Apabila pemerintah tunduk dan patuh terhadap konstitusi negara maka, kunci penegakkan perundang-undangan adalah apparatus pemerintah yang berkomitmen dalam menjalankan peran dan fungsinya serta bersih dari tindakan korupsi. Dan apabila pemerintah dan pengusaha selama ini tetap melakukan perselingkuhan busuk yang mengakibatkan terabaikannya peraturan perundang-undangan, maka tidak ada pilihan lain bagi kaum buruh untuk mengambil jalannya sendiri dalam setiap penyelesaian persoalan perburuhan yaitu dengan jalan PERSATUAN dan PERJUANGAN. Sebab jika situasi dan kondisi seperti yang diatas ini terus berlanjut, maka akan sangat melemahkan gerakan buruh dalam melakukan perjuangan normatif guna menegakan hukum terkhusus UUK 13/2003.
Oleh karena itu atas dasar fakta-fakta yang kami paparkan diatas, maka KOMITE AKSI BERSAMA yang terdiri dari beberapa unsur serikat buruh di kabupaten bekasi, menyatakan sikap:
1. Menuntut pertanggung jawaban negara dalam hal ini adalah DISNAKERTRANS Kab.
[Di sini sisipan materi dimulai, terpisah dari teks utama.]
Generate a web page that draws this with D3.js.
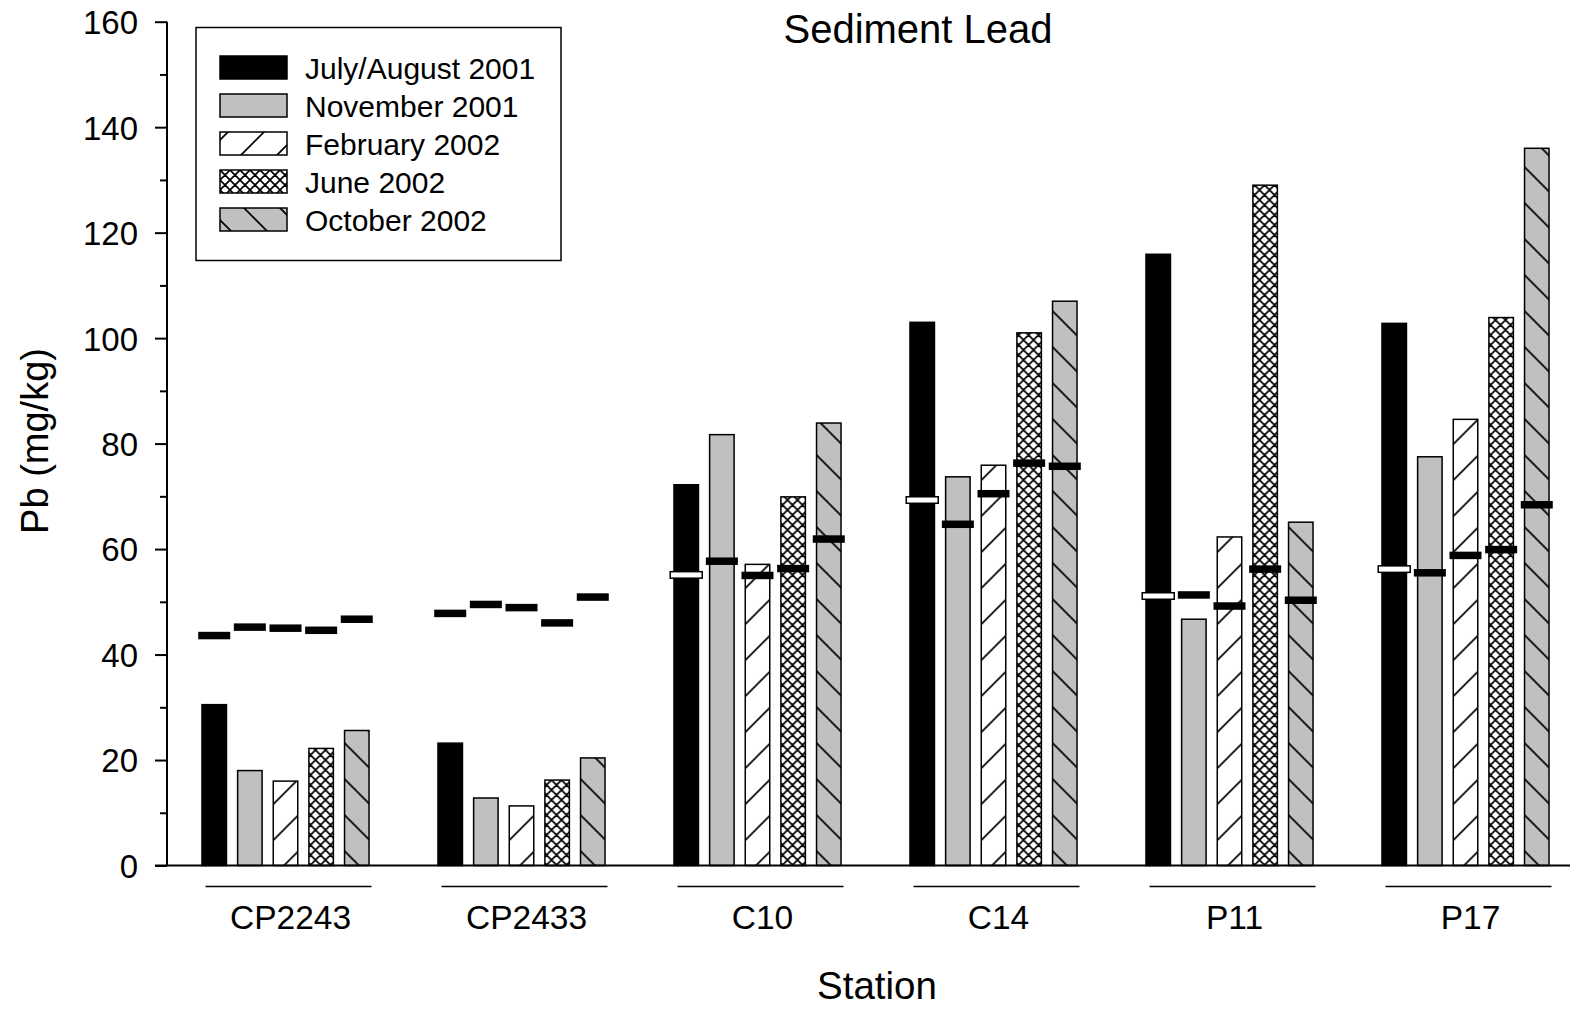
<!DOCTYPE html>
<html>
<head>
<meta charset="utf-8">
<script src="https://cdn.jsdelivr.net/npm/d3@7"></script>
<style>
  html, body { margin: 0; padding: 0; background: #fff; }
  svg { display: block; font-family: "Liberation Sans", Arial, sans-serif; }
</style>
</head>
<body>
<svg id="chart" width="1570" height="1009"></svg>
<script>
// ---- Data ----
const stations = ["CP2243", "CP2433", "C10", "C14", "P11", "P17"];
const seriesNames = ["July/August 2001", "November 2001", "February 2002", "June 2002", "October 2002"];

const julyAug2001 = [30.5, 23.2, 72.2, 103.0, 115.9, 102.8];
const november2001 = [18.0, 12.8, 81.7, 73.7, 46.7, 77.5];
const february2002 = [16.0, 11.3, 57.1, 75.9, 62.3, 84.6];
const june2002 = [22.2, 16.2, 69.9, 101.0, 129.0, 103.9];
const october2002 = [25.6, 20.4, 83.9, 107.0, 65.1, 136.0];

const julyAug2001Mark = [43.6, 47.8, 55.1, 69.3, 51.1, 56.2];
const november2001Mark = [45.2, 49.5, 57.7, 64.7, 51.3, 55.5];
const february2002Mark = [45.0, 48.9, 55.0, 70.5, 49.2, 58.8];
const june2002Mark = [44.6, 46.0, 56.3, 76.3, 56.2, 59.9];
const october2002Mark = [46.7, 50.9, 61.9, 75.7, 50.3, 68.4];

const majorTicks = [0, 20, 40, 60, 80, 100, 120, 140, 160];
const minorTicks = [10, 30, 50, 70, 90, 110, 130, 150];

const seriesValues = [julyAug2001, november2001, february2002, june2002, october2002];
const seriesMarks = [julyAug2001Mark, november2001Mark, february2002Mark, june2002Mark, october2002Mark];

// ---- Setup ----
const svg = d3.select("#chart");
const FONT = "Liberation Sans, Arial, sans-serif";

const y = d3.scaleLinear().domain([0, 160]).range([865.5, 21.7]);
const x0 = d3.scaleBand().domain(stations).range([167.5, 1583.5]).padding(0);
const x1 = d3.scaleBand().domain(seriesNames).range([-89.1, 89.1])
  .paddingInner(0.285).paddingOuter(0.1425);
const GRAY = "#c0c0c0";

// ---- Patterns ----
const defs = svg.append("defs");
function hatchPattern(id, bg, dir, size, sw) {
  const p = defs.append("pattern").attr("id", id)
    .attr("patternUnits", "userSpaceOnUse")
    .attr("width", size).attr("height", size);
  p.append("rect").attr("width", size).attr("height", size).attr("fill", bg);
  const paths = [];
  if (dir === "fwd" || dir === "both") {
    paths.push(`M0,${size} L${size},0 M${-size/2},${size/2} L${size/2},${-size/2} M${size/2},${size*1.5} L${size*1.5},${size/2}`);
  }
  if (dir === "back" || dir === "both") {
    paths.push(`M0,0 L${size},${size} M${-size/2},${size/2} L${size/2},${size*1.5} M${size/2},${-size/2} L${size*1.5},${size/2}`);
  }
  p.append("path").attr("d", paths.join(" "))
    .attr("stroke", "#000").attr("stroke-width", sw).attr("fill", "none");
}
hatchPattern("pFeb", "#fff", "fwd", 36, 1.7);
hatchPattern("pOct", GRAY, "back", 36, 1.7);
hatchPattern("pJune", "#fff", "both", 10, 1.7);

const fills = ["#000", GRAY, "url(#pFeb)", "url(#pJune)", "url(#pOct)"];

// ---- Bars ----
const barW = x1.bandwidth() - 1;
const groups = svg.append("g").selectAll("g")
  .data(stations).join("g")
  .attr("transform", d => `translate(${x0(d) + x0.bandwidth() / 2},0)`);

groups.each(function(st, si) {
  const g = d3.select(this);
  seriesNames.forEach((name, k) => {
    const v = seriesValues[k][si];
    g.append("rect")
      .attr("x", x1(name) + 0.5)
      .attr("y", y(v))
      .attr("width", barW)
      .attr("height", y(0) - y(v))
      .attr("fill", fills[k])
      .attr("stroke", "#000")
      .attr("stroke-width", 1.5);
  });
});

// ---- Markers ----
groups.each(function(st, si) {
  const g = d3.select(this);
  seriesNames.forEach((name, k) => {
    const m = seriesMarks[k][si];
    const inside = k === 0 && m < seriesValues[k][si];
    const cx = x1(name) + x1.bandwidth() / 2;
    const mw = 32, mh = inside ? 6.5 : 7.5;
    g.append("rect")
      .attr("x", cx - mw / 2)
      .attr("y", y(m) - mh / 2)
      .attr("width", mw)
      .attr("height", mh)
      .attr("fill", inside ? "#fff" : "#000")
      .attr("stroke", "#000")
      .attr("stroke-width", inside ? 1.5 : 0);
  });
});

// ---- Group underlines and labels ----
groups.append("line")
  .attr("x1", -80).attr("x2", 86)
  .attr("y1", 886.5).attr("y2", 886.5)
  .attr("stroke", "#000").attr("stroke-width", 1.5);
groups.append("text")
  .attr("x", 5).attr("y", 929)
  .attr("text-anchor", "middle")
  .attr("font-size", 33.5).attr("font-family", FONT)
  .attr("fill", "#000")
  .text(d => d);

// ---- Y axis ----
const yAxisMajor = d3.axisLeft(y).tickValues(majorTicks).tickSize(12).tickSizeOuter(0).tickPadding(17);
const yAxisMinor = d3.axisLeft(y).tickValues(minorTicks).tickSize(7).tickSizeOuter(0).tickFormat("");
const axG = svg.append("g").attr("transform", "translate(167,0)").call(yAxisMajor);
const axG2 = svg.append("g").attr("transform", "translate(167,0)").call(yAxisMinor);
[axG, axG2].forEach(a => {
  a.select(".domain").remove();
  a.selectAll(".tick line").attr("stroke", "#000").attr("stroke-width", 2);
});
axG.selectAll(".tick text")
  .attr("font-size", 33).attr("font-family", FONT).attr("fill", "#000")
  .attr("dy", "0.36em");

svg.append("line")
  .attr("x1", 167).attr("x2", 167)
  .attr("y1", y(160)).attr("y2", y(0))
  .attr("stroke", "#000").attr("stroke-width", 2);
svg.append("line")
  .attr("x1", 155).attr("x2", 1570)
  .attr("y1", y(0)).attr("y2", y(0))
  .attr("stroke", "#000").attr("stroke-width", 2);

// ---- Titles ----
svg.append("text")
  .attr("x", 918).attr("y", 43)
  .attr("text-anchor", "middle")
  .attr("font-size", 40).attr("font-family", FONT)
  .text("Sediment Lead");
svg.append("text")
  .attr("x", 877).attr("y", 999)
  .attr("text-anchor", "middle")
  .attr("font-size", 38.5).attr("font-family", FONT)
  .text("Station");
svg.append("text")
  .attr("transform", "translate(48,441) rotate(-90)")
  .attr("text-anchor", "middle")
  .attr("font-size", 38).attr("font-family", FONT)
  .text("Pb (mg/kg)");

// ---- Legend ----
const leg = svg.append("g");
leg.append("rect")
  .attr("x", 196).attr("y", 27.5).attr("width", 365).attr("height", 233)
  .attr("fill", "#fff").attr("stroke", "#000").attr("stroke-width", 1.5);
seriesNames.forEach((name, k) => {
  const top = 56 + k * 38;
  leg.append("rect")
    .attr("x", 220).attr("y", top).attr("width", 67).attr("height", 23)
    .attr("fill", fills[k]).attr("stroke", "#000").attr("stroke-width", 1.5);
  leg.append("text")
    .attr("x", 305).attr("y", top + 23)
    .attr("font-size", 30).attr("font-family", FONT)
    .text(name);
});
</script>
</body>
</html>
BEKASI untuk dapat segera mengeluarkan surat PENEGASAN yang kemudian ditujukan kepada seluruh pengusaha yang berada diwilayah kawasan industri Kab. Bekasi untuk dapat memperhatikan, menaati dan melaksanakan UUK 13/2003 terkhusus pada pasal 151 ayat (2), (3) dan pasal 155 ayat (2), (3). Sebagai upaya perlindungan terhadap korban PHK masal sepihak.
2. Meminta kepada Dinas Tenaga Kerja Kabupaten Bekasi untuk dapat menindak dengan tegas serta mengeksekusi para pengusaha nakal yang tidak mau menjalankan hasil Nota Pengawasan.
3. Meminta kepada Kepala DISNAKERTRANS Kab. Bekasi agar dapat menindak serta memberikan sanksi tegas kepada seluruh pegawai DISNAKER yang tidak menjalankan Tugas Pokok dan Fungsi (TUPOKSI) nya.
4. Berantas segala bentuk praktek MAFIA HUKUM PERBURUHAN yang berada di wilayah Kabupaten Bekasi.